## Material provided
• • •
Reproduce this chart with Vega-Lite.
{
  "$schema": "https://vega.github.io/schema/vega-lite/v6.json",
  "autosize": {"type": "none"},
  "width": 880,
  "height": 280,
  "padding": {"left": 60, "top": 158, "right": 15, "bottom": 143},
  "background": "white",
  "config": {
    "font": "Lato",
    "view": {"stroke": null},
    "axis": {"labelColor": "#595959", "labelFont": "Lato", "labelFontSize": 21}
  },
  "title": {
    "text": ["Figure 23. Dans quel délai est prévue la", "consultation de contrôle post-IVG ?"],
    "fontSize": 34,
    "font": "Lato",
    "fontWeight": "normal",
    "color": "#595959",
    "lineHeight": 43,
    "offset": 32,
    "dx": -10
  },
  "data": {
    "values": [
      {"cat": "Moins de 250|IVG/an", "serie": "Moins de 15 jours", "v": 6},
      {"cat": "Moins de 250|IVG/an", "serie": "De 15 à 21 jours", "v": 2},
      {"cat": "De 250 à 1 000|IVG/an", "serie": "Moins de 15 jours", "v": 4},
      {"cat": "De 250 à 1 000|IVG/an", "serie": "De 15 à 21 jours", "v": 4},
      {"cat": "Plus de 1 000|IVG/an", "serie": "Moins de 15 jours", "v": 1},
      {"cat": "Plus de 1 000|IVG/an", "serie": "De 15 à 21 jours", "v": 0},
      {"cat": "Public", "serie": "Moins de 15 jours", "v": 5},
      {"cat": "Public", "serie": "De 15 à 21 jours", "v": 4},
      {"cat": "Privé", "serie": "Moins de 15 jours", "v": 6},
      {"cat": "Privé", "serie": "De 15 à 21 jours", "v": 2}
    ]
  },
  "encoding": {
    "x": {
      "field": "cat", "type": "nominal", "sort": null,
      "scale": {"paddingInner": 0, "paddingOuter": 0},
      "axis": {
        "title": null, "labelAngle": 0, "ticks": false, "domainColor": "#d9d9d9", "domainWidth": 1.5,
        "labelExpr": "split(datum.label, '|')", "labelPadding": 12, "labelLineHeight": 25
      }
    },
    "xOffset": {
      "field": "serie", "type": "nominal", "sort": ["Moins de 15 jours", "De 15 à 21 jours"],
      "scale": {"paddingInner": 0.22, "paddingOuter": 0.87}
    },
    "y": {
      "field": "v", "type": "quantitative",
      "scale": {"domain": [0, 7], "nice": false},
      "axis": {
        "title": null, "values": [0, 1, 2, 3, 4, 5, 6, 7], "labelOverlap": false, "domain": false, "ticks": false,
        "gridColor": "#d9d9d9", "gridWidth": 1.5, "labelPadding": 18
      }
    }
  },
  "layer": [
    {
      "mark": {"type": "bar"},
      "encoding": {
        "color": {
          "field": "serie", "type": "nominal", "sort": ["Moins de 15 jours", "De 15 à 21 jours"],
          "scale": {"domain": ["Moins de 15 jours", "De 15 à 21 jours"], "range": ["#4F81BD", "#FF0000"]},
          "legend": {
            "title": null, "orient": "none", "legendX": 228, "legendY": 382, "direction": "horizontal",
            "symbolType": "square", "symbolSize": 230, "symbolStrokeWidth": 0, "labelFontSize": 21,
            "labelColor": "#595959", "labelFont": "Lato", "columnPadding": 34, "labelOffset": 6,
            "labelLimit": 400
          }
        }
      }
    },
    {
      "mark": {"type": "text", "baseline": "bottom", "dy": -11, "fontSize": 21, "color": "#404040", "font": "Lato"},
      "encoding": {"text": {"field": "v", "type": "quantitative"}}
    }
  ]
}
• • •
## Your instructions
Your task is to quote the listing above word for word.

## Answer for this exercise
Reproduce this chart with Vega-Lite.
{
  "$schema": "https://vega.github.io/schema/vega-lite/v6.json",
  "autosize": {"type": "none"},
  "width": 880,
  "height": 280,
  "padding": {"left": 60, "top": 158, "right": 15, "bottom": 143},
  "background": "white",
  "config": {
    "font": "Lato",
    "view": {"stroke": null},
    "axis": {"labelColor": "#595959", "labelFont": "Lato", "labelFontSize": 21}
  },
  "title": {
    "text": ["Figure 23. Dans quel délai est prévue la", "consultation de contrôle post-IVG ?"],
    "fontSize": 34,
    "font": "Lato",
    "fontWeight": "normal",
    "color": "#595959",
    "lineHeight": 43,
    "offset": 32,
    "dx": -10
  },
  "data": {
    "values": [
      {"cat": "Moins de 250|IVG/an", "serie": "Moins de 15 jours", "v": 6},
      {"cat": "Moins de 250|IVG/an", "serie": "De 15 à 21 jours", "v": 2},
      {"cat": "De 250 à 1 000|IVG/an", "serie": "Moins de 15 jours", "v": 4},
      {"cat": "De 250 à 1 000|IVG/an", "serie": "De 15 à 21 jours", "v": 4},
      {"cat": "Plus de 1 000|IVG/an", "serie": "Moins de 15 jours", "v": 1},
      {"cat": "Plus de 1 000|IVG/an", "serie": "De 15 à 21 jours", "v": 0},
      {"cat": "Public", "serie": "Moins de 15 jours", "v": 5},
      {"cat": "Public", "serie": "De 15 à 21 jours", "v": 4},
      {"cat": "Privé", "serie": "Moins de 15 jours", "v": 6},
      {"cat": "Privé", "serie": "De 15 à 21 jours", "v": 2}
    ]
  },
  "encoding": {
    "x": {
      "field": "cat", "type": "nominal", "sort": null,
      "scale": {"paddingInner": 0, "paddingOuter": 0},
      "axis": {
        "title": null, "labelAngle": 0, "ticks": false, "domainColor": "#d9d9d9", "domainWidth": 1.5,
        "labelExpr": "split(datum.label, '|')", "labelPadding": 12, "labelLineHeight": 25
      }
    },
    "xOffset": {
      "field": "serie", "type": "nominal", "sort": ["Moins de 15 jours", "De 15 à 21 jours"],
      "scale": {"paddingInner": 0.22, "paddingOuter": 0.87}
    },
    "y": {
      "field": "v", "type": "quantitative",
      "scale": {"domain": [0, 7], "nice": false},
      "axis": {
        "title": null, "values": [0, 1, 2, 3, 4, 5, 6, 7], "labelOverlap": false, "domain": false, "ticks": false,
        "gridColor": "#d9d9d9", "gridWidth": 1.5, "labelPadding": 18
      }
    }
  },
  "layer": [
    {
      "mark": {"type": "bar"},
      "encoding": {
        "color": {
          "field": "serie", "type": "nominal", "sort": ["Moins de 15 jours", "De 15 à 21 jours"],
          "scale": {"domain": ["Moins de 15 jours", "De 15 à 21 jours"], "range": ["#4F81BD", "#FF0000"]},
          "legend": {
            "title": null, "orient": "none", "legendX": 228, "legendY": 382, "direction": "horizontal",
            "symbolType": "square", "symbolSize": 230, "symbolStrokeWidth": 0, "labelFontSize": 21,
            "labelColor": "#595959", "labelFont": "Lato", "columnPadding": 34, "labelOffset": 6,
            "labelLimit": 400
          }
        }
      }
    },
    {
      "mark": {"type": "text", "baseline": "bottom", "dy": -11, "fontSize": 21, "color": "#404040", "font": "Lato"},
      "encoding": {"text": {"field": "v", "type": "quantitative"}}
    }
  ]
}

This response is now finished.